Memphis and Shelby County are preparing to fight a border battle with Mississippi to keep hundreds of jobs inside the city.

The state of Mississippi is aggressively courting diesel engine manufacturer Cummins Inc. to move most of its Memphis operations south of the state line to DeSoto County, according to sources familiar with the effort.

It isn’t clear precisely how many jobs are at stake, but sources said local officials believe a significant number of the 700 to 1,000 full- and part-time jobs the Columbus, Ind.-based company has in Memphis could be at stake.

Cummins. Inc. produces diesel engines and has significant distribution operations in Memphis.

Memphis Mayor A C Wharton Jr. and Shelby County Mayor Mark Luttrell have been in discussions with the company and its consultants, and staff at the city-county Economic Development Growth Engine are preparing tax incentives to fend off Mississippi, which has been very aggressive in recruiting companies with operations in Memphis and Shelby County.

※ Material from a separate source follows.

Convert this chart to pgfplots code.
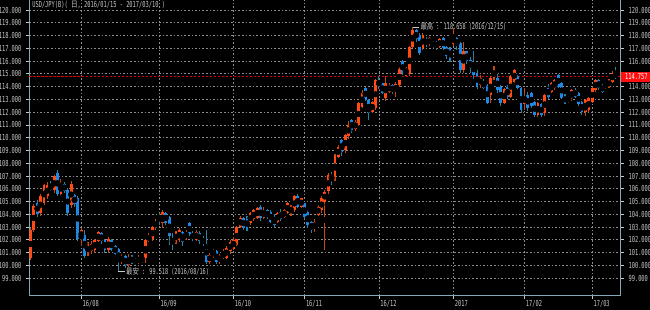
\documentclass[border=0pt]{standalone}
\usepackage{fontspec}
\usepackage{pgfplots}
\usepackage{pgfplotstable}
\pgfplotsset{compat=1.18}
\newfontfamily\lab[FakeStretch=0.65]{DejaVu Sans Mono}
\newfontfamily\cjk[FakeStretch=0.8]{Noto Sans CJK JP}
\definecolor{upb}{RGB}{255,74,20}
\definecolor{upw}{RGB}{200,72,20}
\definecolor{dnb}{RGB}{30,136,229}
\definecolor{dnw}{RGB}{40,130,160}
\definecolor{gridc}{RGB}{140,140,140}
\definecolor{framec}{RGB}{128,168,184}
\definecolor{txt}{RGB}{200,200,200}
\definecolor{nowc}{RGB}{210,0,0}
\definecolor{tagc}{RGB}{255,16,16}

\pgfplotstableread{
i o h l c
0 100.56 102.90 100.45 102.80
1 102.80 104.80 102.60 104.65
3 104.10 105.60 103.90 105.40
4 104.90 106.40 104.70 106.30
5 105.40 106.50 105.20 106.30
7 105.90 107.10 105.70 107.00
9 105.60 106.80 105.50 106.40
12 104.70 106.60 104.50 106.40
15 102.10 102.90 101.60 102.80
17 100.95 101.80 100.70 101.60
18 101.10 101.90 100.90 101.70
19 101.20 102.10 101.00 102.00
20 101.90 102.70 101.80 102.60
23 101.20 102.20 101.00 102.10
27 100.30 100.90 100.10 100.70
29 100.00 100.90 99.90 100.60
32 100.20 100.80 100.10 100.60
33 100.40 100.70 100.20 100.60
34 100.60 102.10 100.20 102.00
35 101.90 102.50 101.80 102.40
36 102.10 103.10 101.90 103.00
37 103.00 103.60 102.80 103.40
39 103.30 104.30 102.90 104.20
43 101.90 102.70 101.70 102.60
44 102.00 102.90 101.80 102.80
46 102.20 102.80 102.00 102.60
49 102.00 102.80 101.90 102.60
53 100.30 101.00 100.10 100.80
54 100.80 101.30 100.60 101.20
56 100.30 100.90 100.10 100.80
57 100.60 101.30 100.50 101.00
58 100.60 101.50 100.50 101.40
59 101.10 102.00 100.90 101.80
60 101.30 102.20 101.20 102.00
61 101.60 103.10 101.50 103.00
62 103.00 103.90 102.90 103.70
65 103.30 104.20 103.20 104.10
66 103.60 104.40 103.50 104.30
67 103.70 104.60 103.60 104.50
69 103.70 104.60 103.60 104.30
73 103.40 104.20 103.30 104.10
75 103.80 104.40 103.70 104.30
76 104.10 105.00 104.00 104.85
77 104.10 104.70 103.90 104.60
78 104.30 105.50 104.20 105.40
80 104.60 105.30 104.50 105.25
84 102.90 103.60 102.60 103.40
85 103.95 104.70 103.90 104.60
86 104.30 105.40 104.10 105.25
87 105.00 105.90 101.20 105.77
88 105.80 107.20 105.60 107.10
90 106.90 108.70 106.60 108.60
91 108.50 109.40 108.40 109.30
93 109.00 110.30 108.80 110.20
94 110.10 111.30 109.90 111.00
96 110.70 111.40 110.50 111.25
97 111.00 112.80 110.90 112.70
98 112.40 113.70 112.30 113.50
101 112.05 112.90 111.90 112.80
102 112.30 114.60 112.20 114.50
105 113.10 114.80 112.90 114.30
106 113.60 114.30 113.50 114.10
108 113.60 114.40 113.20 114.20
109 114.10 115.50 114.00 115.40
111 115.00 115.50 114.80 115.40
112 115.00 117.20 114.80 117.10
113 117.10 118.658 117.00 118.40
116 117.00 118.20 116.90 118.05
118 117.30 117.90 117.20 117.80
121 117.10 117.80 117.00 117.70
125 117.30 118.60 117.20 118.00
128 115.30 117.50 115.10 116.75
133 114.15 114.90 113.90 114.65
136 113.35 114.80 112.70 114.65
137 114.65 115.60 114.50 115.30
140 112.70 113.90 112.60 113.80
142 113.20 114.90 113.10 114.80
143 114.40 115.40 114.30 115.30
146 112.60 113.90 112.20 113.30
150 111.80 112.80 111.60 112.70
152 111.90 113.40 111.70 113.35
154 113.60 114.40 113.50 114.25
155 113.90 114.60 113.70 114.50
159 112.80 113.30 112.70 113.20
160 113.10 113.80 112.90 113.75
164 112.05 113.00 111.70 112.95
165 112.20 113.20 112.00 113.10
166 112.80 114.00 112.70 113.90
167 113.75 114.60 113.60 114.50
170 113.90 114.40 113.80 114.30
171 114.00 114.60 113.90 114.50
172 114.40 115.20 114.30 115.05
}\up

\pgfplotstableread{
i o h l c
2 104.90 105.10 103.80 104.00
6 106.40 106.60 105.80 105.90
8 107.20 107.50 105.40 105.60
10 106.40 106.50 105.70 105.80
11 105.90 106.10 103.90 104.10
13 105.50 105.60 104.60 104.80
14 105.30 105.40 101.90 102.10
16 102.40 102.80 100.60 100.70
21 102.50 102.60 101.70 101.90
22 102.00 102.10 101.00 101.20
24 102.00 102.10 101.10 101.20
25 101.50 101.60 100.80 100.90
26 101.30 101.40 99.518 100.30
28 100.70 100.80 99.80 100.00
30 100.70 100.80 100.10 100.20
31 100.40 100.60 100.00 100.20
38 103.90 104.10 103.20 103.60
40 104.10 104.20 103.20 103.30
41 103.80 103.90 101.60 102.30
42 102.10 102.50 101.20 101.70
45 102.60 102.70 101.50 101.80
47 103.30 103.40 102.30 102.40
48 102.50 102.70 101.90 102.10
50 102.50 102.70 101.70 101.90
51 102.10 102.30 101.50 101.70
52 101.70 102.80 100.10 100.30
55 101.10 101.20 100.10 100.30
63 103.70 103.80 102.80 102.90
64 103.60 103.90 102.70 102.90
68 104.60 104.70 103.50 103.70
70 104.30 104.40 103.60 103.80
71 104.20 104.30 103.30 103.40
72 103.90 104.00 102.90 103.20
74 104.20 104.40 103.50 103.60
79 105.40 105.60 104.50 104.60
81 104.85 104.90 103.60 103.80
82 104.20 104.30 102.90 103.20
83 103.40 103.50 102.50 102.80
89 107.10 107.30 106.30 106.70
92 109.80 109.90 108.60 108.90
95 111.40 111.50 110.40 110.60
99 113.90 114.00 112.90 112.95
100 112.95 113.00 111.40 111.90
103 114.50 114.80 113.80 114.00
104 114.25 114.30 113.40 113.50
107 114.10 114.20 113.40 113.60
110 116.00 116.10 114.90 115.05
114 118.40 118.50 117.50 117.70
115 118.05 118.20 116.50 116.60
117 117.70 117.90 117.10 117.30
119 117.50 117.60 117.00 117.10
120 117.50 117.60 116.90 117.00
122 117.80 117.90 116.90 117.00
123 117.10 117.20 116.20 116.40
124 117.00 117.10 115.90 116.20
126 117.80 117.90 116.90 117.20
127 117.40 117.50 115.10 115.30
129 116.75 116.80 115.80 116.00
130 116.10 116.30 115.10 115.45
131 115.80 116.80 114.60 114.90
132 115.10 115.30 113.80 114.00
134 114.40 114.60 113.80 113.90
135 114.10 114.20 112.60 112.70
138 114.65 115.00 113.50 113.75
139 114.00 114.10 112.50 112.70
141 114.00 114.10 113.00 113.20
144 114.80 114.90 113.80 113.90
145 113.90 114.00 111.90 112.20
147 113.35 113.60 112.10 112.30
148 113.50 113.60 112.30 112.45
149 112.80 112.90 111.60 111.80
151 112.60 112.70 111.60 111.80
153 113.90 114.20 113.00 113.20
156 114.90 115.00 113.90 114.00
157 114.30 114.40 113.00 113.10
158 113.20 113.40 112.60 112.80
161 113.75 113.90 113.10 113.20
162 113.50 113.60 112.50 112.60
163 112.80 112.90 111.80 112.00
168 114.50 114.60 113.70 113.90
169 114.10 114.20 113.50 113.60
173 115.10 115.50 114.60 114.757
}\down

\pgfplotsset{
  wick/.style={only marks, mark=none, forget plot,
    error bars/.cd, y dir=both, y explicit, error mark=none,
    error bar style={solid, line width=0.8pt, draw=#1}},
  body/.style={only marks, mark=none, forget plot,
    error bars/.cd, y dir=both, y explicit, error mark=none,
    error bar style={solid, line width=2.15pt, draw=#1}},
  common/.style={
    at={(0,0)}, anchor=south west,
    scale only axis, width=443.25pt, height=222pt,
    xmin=-0.3, xmax=174.4, ymin=97.604, ymax=120.783,
    axis line style={draw=framec, line width=0.75pt},
    tick align=outside,
    major tick length=2.5pt,
    tick style={draw=txt, line width=0.6pt},
    ticklabel style={font=\lab\fontsize{6.2}{7}\selectfont, text=txt},
    yticklabel={\pgfmathprintnumber[fixed,fixed zerofill,precision=3,assume math mode=true]{\tick}},
  }
}

\begin{document}
\begin{tikzpicture}
\path[use as bounding box, fill=black] (-22.125pt,-10.5pt) rectangle (465.375pt,222pt);
\begin{axis}[common,
  axis x line*=bottom, axis y line*=box,
  ytick={99,...,120},
  ytick pos=both, yticklabel pos=left,
  xtick={15,38,60,81,103,125,146,166},
  xticklabels={16/08,16/09,16/10,16/11,16/12,2017,17/02,17/03},
  xticklabel style={anchor=north west, inner sep=0.6pt, xshift=0.3pt, yshift=-0.3pt},
  xmajorgrids, ymajorgrids,
  major grid style={draw=gridc, line width=0.6pt, dash pattern=on 1.2pt off 1.5pt},
]
\addplot[draw=nowc, line width=0.75pt, dash pattern=on 2pt off 1pt, forget plot] coordinates {(-0.3,114.757) (174.4,114.757)};
\addplot[wick=upw] table[x=i, y expr={0.5*(\thisrow{h}+\thisrow{l})}, y error expr={0.5*(\thisrow{h}-\thisrow{l})}] {\up};
\addplot[wick=dnw] table[x=i, y expr={0.5*(\thisrow{h}+\thisrow{l})}, y error expr={0.5*(\thisrow{h}-\thisrow{l})}] {\down};
\addplot[body=upb] table[x=i, y expr={0.5*(\thisrow{o}+\thisrow{c})}, y error expr={0.5*abs(\thisrow{c}-\thisrow{o})}] {\up};
\addplot[body=dnb] table[x=i, y expr={0.5*(\thisrow{o}+\thisrow{c})}, y error expr={0.5*abs(\thisrow{c}-\thisrow{o})}] {\down};
\coordinate (hi) at (axis cs:113,118.658);
\coordinate (lo) at (axis cs:26,99.518);
\coordinate (now) at (axis cs:174.4,114.757);
\end{axis}
\begin{axis}[common,
  axis x line=none, axis y line*=right,
  ytick={99,...,114,116,117,118,119,120},
  ytick pos=right, yticklabel pos=right,
]
\addplot[draw=none, forget plot] coordinates {(0,100)};
\end{axis}
\node[anchor=west, inner sep=0pt, text=txt, font=\lab\fontsize{6.2}{7}\selectfont] at (1.9pt,218.2pt) {USD/JPY(B)( {\cjk 日}, 2016/01/15 - 2017/03/10 )};
\draw[txt, line width=0.6pt] (hi) -- ++(5pt,0) node[right, inner sep=0.5pt, font=\lab\fontsize{6}{7}\selectfont]{{\cjk 最高} : 118.658 (2016/12/15)};
\draw[txt, line width=0.6pt] (lo) -- ++(5pt,0) node[right, inner sep=0.5pt, font=\lab\fontsize{6}{7}\selectfont]{{\cjk 最安} : 99.518 (2016/08/16)};
\node[anchor=west, fill=tagc, text=white, inner sep=0pt, minimum width=22.6pt, minimum height=8pt, font=\lab\fontsize{6.2}{7}\selectfont] at ([xshift=0.4pt]now) {114.757};
\end{tikzpicture}
\end{document}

The two mayors have also asked the state of Tennessee to join the fight. Wharton and Luttrell met with Gov. Bill Haslam in Nashville Thursday, Aug. 14.

Cummins spokesman Jon Mills said he could not comment on Mississippi’s recruitment efforts. Mills said at this time the company is only contemplating expanding distribution operations in Mississippi.

“Memphis and the state of Tennessee have been great places to do business, offers us a great place for our employees to live and work, and we look forward to a great future in Tennessee, but we are still evaluating opportunities regarding the distribution part of the business,” Mills said.

The situation highlights the intense competition Memphis faces as a border city and comes as the long-simmering debate over the use of tax incentives in the city and county heated up during the city budget season, when Memphis leaders approved a series of benefits cuts to employees and retirees.

The payment-in-lieu-of-taxes, or PILOT, incentive program – the main economic development tool offered by Memphis and Shelby County – has come under fire for years from critics who contend it is corporate welfare that erodes the local tax base.

The debate over incentives exploded after the City Council voted in June to slash some benefits to city workers and retirees, igniting a backlash of criticism over the PILOT program and other incentives.

On the flip side of the economic development coin are business officials who have argued for years that the city and county don’t offer a broader package of incentives or that the current program is too cumbersome.

Officials in Memphis are increasingly fending off business recruitment efforts from Mississippi, which boasts lower property taxes, proximity to all the infrastructure and amenities in Memphis and a wide array of incentives.

The Greater Memphis Chamber reports nine major companies are moving distribution or manufacturing operations to the Magnolia State, resulting in a loss to Memphis and Shelby County of roughly 2,300 jobs and $500 million in investment.